Так же сть немного настроек смотри внутри.
Код:
<?php
set_time_limit(0);
error_reporting("E_ALL");
/**
SOME CONFIGURATION
*/
/**
Формат в котором корямтся блоги
Format of the input file
1 - http://verizonwireless.vivopress.com/
2 - login:pass:verizonwireless.vivopress.com/
*/
$format = 1;
/**
Clear or not out files before check
0 - no
1 - yes
*/
$clear_out_files = 1;
/**
Get title, description and keywords tags content or not
0 - no
1 - yes, leave empty if so
2 - yes and if no description or keywords than buld from title,
i.e. title = "some cool title" and there is no description or/and keywords then
decription = "some cool title, som, cool, title"
keywords = "some cool title, som, cool, title"
*/
$get_info = 1;
//Input file
$file_in = './doors.txt';
//Output file for all checked sites
$file_all = "./doors_checked.txt";
//Output file for only checked alive sites
$file_alive = "./doors_checked_alive.txt";
//Patterns for description and keywords meta tags
$pattern_title = "|<title>(.*)</title>|is";
$pattern_desc = "|<meta name=\"description\" content=\"(.*)\"|i";
$pattern_keys = "|<meta name=\"keywords\" content=\"(.*)\"|i";
/**
SCRIPT BEGIN
*/
/**
Returns title explodede by words with separator you set
*/
function explode_title($title, $separator = ", "){
$arr = explode(" ", $title);
$j = count($arr);
$i = 1;
foreach ($arr as $k){
if ($i == $j){
$str .= $k;
} else {
$str .= $k . $separator;
}
$i++;
}
return $str;
}
function ClearString($str){
$str = str_replace("»", "", $str); //remove >>
$str = str_replace("|", "", $str); //remove |
$str = str_replace(">", "", $str); //remove >
$str = str_replace("< ", "", $str); //remove <
$str = preg_replace("/^\s+/", '', $str); // remove leading blanks
$str = preg_replace("/\s+/", ' ', $str); //convert any whitespace to blanks
$str = preg_replace("/ +/", ' ', $str); // eliminate any multiple blanks...

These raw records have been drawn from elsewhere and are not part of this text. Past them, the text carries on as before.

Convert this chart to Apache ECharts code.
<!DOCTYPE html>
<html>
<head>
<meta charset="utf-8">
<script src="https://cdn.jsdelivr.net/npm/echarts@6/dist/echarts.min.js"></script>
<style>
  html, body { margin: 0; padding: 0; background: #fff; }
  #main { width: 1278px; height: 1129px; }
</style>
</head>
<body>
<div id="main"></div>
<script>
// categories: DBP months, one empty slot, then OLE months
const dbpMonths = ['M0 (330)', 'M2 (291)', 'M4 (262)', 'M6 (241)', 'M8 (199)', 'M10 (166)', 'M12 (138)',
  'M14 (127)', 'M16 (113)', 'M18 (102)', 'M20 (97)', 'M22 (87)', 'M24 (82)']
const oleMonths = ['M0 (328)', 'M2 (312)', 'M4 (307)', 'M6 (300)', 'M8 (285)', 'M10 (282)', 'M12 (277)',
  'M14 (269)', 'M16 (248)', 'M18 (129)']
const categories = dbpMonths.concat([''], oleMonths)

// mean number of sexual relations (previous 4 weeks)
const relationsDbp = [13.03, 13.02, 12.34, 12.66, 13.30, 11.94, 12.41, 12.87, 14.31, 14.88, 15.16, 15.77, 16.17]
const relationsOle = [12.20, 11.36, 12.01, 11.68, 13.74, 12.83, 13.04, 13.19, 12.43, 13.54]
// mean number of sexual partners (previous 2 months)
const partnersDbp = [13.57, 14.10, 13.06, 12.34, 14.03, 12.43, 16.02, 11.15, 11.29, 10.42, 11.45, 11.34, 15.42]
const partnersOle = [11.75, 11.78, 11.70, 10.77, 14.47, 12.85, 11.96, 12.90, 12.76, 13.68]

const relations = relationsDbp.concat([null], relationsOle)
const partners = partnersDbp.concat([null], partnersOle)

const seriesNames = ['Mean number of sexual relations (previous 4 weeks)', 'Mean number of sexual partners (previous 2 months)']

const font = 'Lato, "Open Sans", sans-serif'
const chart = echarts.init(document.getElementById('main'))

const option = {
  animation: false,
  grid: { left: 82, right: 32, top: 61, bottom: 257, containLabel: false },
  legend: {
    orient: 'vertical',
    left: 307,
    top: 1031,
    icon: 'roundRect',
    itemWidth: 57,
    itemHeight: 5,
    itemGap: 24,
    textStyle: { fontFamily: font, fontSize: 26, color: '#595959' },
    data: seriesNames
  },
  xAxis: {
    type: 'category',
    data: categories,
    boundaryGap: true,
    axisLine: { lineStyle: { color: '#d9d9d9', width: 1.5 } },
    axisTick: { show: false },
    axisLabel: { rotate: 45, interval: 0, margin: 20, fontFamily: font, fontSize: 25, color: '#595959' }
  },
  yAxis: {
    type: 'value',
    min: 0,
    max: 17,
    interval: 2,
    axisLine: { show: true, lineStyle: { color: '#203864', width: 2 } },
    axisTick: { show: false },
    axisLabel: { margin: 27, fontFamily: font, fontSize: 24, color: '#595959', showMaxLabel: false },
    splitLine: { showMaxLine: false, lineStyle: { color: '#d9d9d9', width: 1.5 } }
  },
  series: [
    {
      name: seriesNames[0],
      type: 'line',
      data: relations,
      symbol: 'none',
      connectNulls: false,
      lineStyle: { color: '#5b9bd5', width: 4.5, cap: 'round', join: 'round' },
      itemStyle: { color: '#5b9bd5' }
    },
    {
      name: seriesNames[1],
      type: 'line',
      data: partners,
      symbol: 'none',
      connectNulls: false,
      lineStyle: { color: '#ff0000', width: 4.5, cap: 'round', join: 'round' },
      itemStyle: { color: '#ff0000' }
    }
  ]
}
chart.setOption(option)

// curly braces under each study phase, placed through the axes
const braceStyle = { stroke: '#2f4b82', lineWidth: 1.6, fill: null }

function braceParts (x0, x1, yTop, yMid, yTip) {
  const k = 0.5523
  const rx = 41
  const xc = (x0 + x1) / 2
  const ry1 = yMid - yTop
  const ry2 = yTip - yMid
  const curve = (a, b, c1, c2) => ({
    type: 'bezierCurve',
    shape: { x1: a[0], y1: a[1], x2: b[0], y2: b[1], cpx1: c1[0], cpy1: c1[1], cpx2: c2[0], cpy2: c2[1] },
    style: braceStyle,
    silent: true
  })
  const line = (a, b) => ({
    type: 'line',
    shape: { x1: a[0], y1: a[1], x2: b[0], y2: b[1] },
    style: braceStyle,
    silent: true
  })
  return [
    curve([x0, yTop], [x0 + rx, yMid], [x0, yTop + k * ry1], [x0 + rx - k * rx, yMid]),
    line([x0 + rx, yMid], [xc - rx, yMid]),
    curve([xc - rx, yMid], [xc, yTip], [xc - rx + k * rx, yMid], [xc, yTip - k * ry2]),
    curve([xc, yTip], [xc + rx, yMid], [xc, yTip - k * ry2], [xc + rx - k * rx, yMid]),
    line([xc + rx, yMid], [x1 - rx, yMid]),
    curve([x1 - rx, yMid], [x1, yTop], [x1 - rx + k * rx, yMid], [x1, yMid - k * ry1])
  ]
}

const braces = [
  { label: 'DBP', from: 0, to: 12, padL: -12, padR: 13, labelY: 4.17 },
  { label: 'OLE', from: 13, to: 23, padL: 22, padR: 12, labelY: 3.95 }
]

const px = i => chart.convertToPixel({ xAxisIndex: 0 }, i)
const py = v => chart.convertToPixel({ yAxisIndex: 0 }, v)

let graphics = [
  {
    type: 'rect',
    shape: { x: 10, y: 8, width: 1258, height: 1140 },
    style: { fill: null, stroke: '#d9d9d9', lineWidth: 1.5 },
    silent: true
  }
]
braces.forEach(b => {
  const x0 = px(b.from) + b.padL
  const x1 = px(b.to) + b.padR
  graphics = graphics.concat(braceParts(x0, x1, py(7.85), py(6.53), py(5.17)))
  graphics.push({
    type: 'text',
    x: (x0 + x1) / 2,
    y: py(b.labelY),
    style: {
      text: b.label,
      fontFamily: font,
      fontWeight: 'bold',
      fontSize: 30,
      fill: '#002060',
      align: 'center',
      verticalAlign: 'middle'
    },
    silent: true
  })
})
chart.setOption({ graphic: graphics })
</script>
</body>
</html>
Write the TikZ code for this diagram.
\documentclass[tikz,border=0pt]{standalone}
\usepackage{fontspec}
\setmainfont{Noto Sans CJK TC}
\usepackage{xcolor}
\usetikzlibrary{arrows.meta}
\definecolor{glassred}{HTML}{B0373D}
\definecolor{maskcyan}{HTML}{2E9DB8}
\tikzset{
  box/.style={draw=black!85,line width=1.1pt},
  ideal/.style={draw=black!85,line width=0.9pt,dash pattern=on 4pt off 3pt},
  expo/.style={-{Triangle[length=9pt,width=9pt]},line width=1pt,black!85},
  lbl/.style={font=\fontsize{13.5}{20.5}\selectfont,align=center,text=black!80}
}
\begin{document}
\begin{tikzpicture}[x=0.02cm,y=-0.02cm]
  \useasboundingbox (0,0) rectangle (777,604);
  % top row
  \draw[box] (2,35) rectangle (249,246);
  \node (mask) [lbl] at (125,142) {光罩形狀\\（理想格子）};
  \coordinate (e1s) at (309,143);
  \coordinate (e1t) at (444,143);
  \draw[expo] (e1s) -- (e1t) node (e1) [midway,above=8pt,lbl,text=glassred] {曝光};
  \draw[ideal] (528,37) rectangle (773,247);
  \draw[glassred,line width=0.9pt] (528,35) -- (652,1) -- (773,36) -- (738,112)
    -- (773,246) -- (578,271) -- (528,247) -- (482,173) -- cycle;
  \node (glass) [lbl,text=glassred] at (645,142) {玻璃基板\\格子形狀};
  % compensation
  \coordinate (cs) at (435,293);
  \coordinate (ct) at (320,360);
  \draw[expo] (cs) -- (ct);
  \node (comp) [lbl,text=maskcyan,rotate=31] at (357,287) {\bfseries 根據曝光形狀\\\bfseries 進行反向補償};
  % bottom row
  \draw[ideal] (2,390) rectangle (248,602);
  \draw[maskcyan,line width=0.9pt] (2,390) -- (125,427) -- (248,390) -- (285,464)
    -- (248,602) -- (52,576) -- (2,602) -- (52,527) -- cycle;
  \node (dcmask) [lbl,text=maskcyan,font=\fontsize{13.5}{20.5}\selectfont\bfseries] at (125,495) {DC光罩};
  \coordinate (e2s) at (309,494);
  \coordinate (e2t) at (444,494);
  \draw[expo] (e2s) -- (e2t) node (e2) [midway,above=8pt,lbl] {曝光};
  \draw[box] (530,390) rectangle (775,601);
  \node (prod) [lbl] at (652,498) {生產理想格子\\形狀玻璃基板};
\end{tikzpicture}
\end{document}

$str = preg_replace("/&+/", ' ', $str); // Убирает все символы &
$str = preg_replace("|\.\.\.|", ".", $str); // Убирает все символы ...
$str = preg_replace("|\(|", "", $str); // Убирает все символы (
$str = preg_replace("|\)|", "", $str); // Убирает все символы )
$str = preg_replace("|\[.*\]|", "", $str); // Убирает все символы []
return $str;
}
//Check format and get urls
switch ($format){
case 1:
$urls = file($file_in);
$strings = file($file_in);
break;
case 2:
$strings = file($file_in);
foreach ($strings as $str){
$s = explode(":", $str);
$urls[] = "http://".$s[2];
}
break;
}
//Check clear or not files an do or not need operation
if ($clear_out_files){
$outFile = fopen($file_all, "w");
$outFile2 = fopen($file_alive, "w");
fputs($outFile, "\"URL\";\"STATUS\"\r\n");
fputs($outFile2, "\"URL\";\"TITLE\";\"KEYWORDS\";\"DESCRIPTION\"\r\n");
fclose($outFile);
fclose($outFile2);
}
//the process
$i = 0;
foreach ($urls as $url) {
$description = "";
$keywords = "";
$title = "";
$url = trim($url);
if ($content = file_get_contents(trim($url))){
//To be shure that url without "/" at the end, i.e. not http://someurl.com/
$url1 = substr($url, 0, strlen($url)-1);
/**
The check
If we can find text that equal to the checking url in the text then alive else dead
It works in 97,254%
*/
if ((stripos($content, $url1) == false))
{
$outFile = fopen($file_all, "a");
fputs($outFile, "\"".$url."\";\"dead\"\r\n");
fclose($outFile);
} else {
//Get title not always
if (preg_match($pattern_title, $content, $matches)){
//$title = ClearString(trim($matches[1]));
$title = trim($matches[1]);
}
//Clear title
switch ($get_info){
case 0:
break;
case 1:
if (preg_match($pattern_desc, $content, $matches)){
$description = $matches[1];
}
if (preg_match($pattern_keys, $content, $matches)){
$keywords = $matches[1];
}
break;
case 2:
if (preg_match($pattern_desc, $content, $matches) and (trim($matches[1])!="")){
$description = $matches[1];
} else {
$description = $title.", ".explode_title($title);
}
if (preg_match($pattern_keys, $content, $matches) and (trim($matches[1])!="")){
$keywords = $matches[1];
} else {
$keywords = $title.", ".explode_title($title);
}
break;
}
$outFile = fopen($file_all, "a");
$outFile2 = fopen($file_alive, "a");
fputs($outFile, "\"".$url."\";\"alive\"\r\n");
//fputs($outFile2, "\"".$url."\";\"".$title."\";\"".$keywords."\";\"".$description."\"\r\n");
fputs($outFile2, "\"".trim($strings[$i])."\";\"".$title."\";\"".$keywords."\";\"".$description."\"\r\n");
fclose($outFile);
fclose($outFile2);
}
} else {
$outFile = fopen($file_all, "a");
fputs($outFile, "\"".$url."\";\"dead\"\r\n");
fclose($outFile);
}
$i++;
}
?>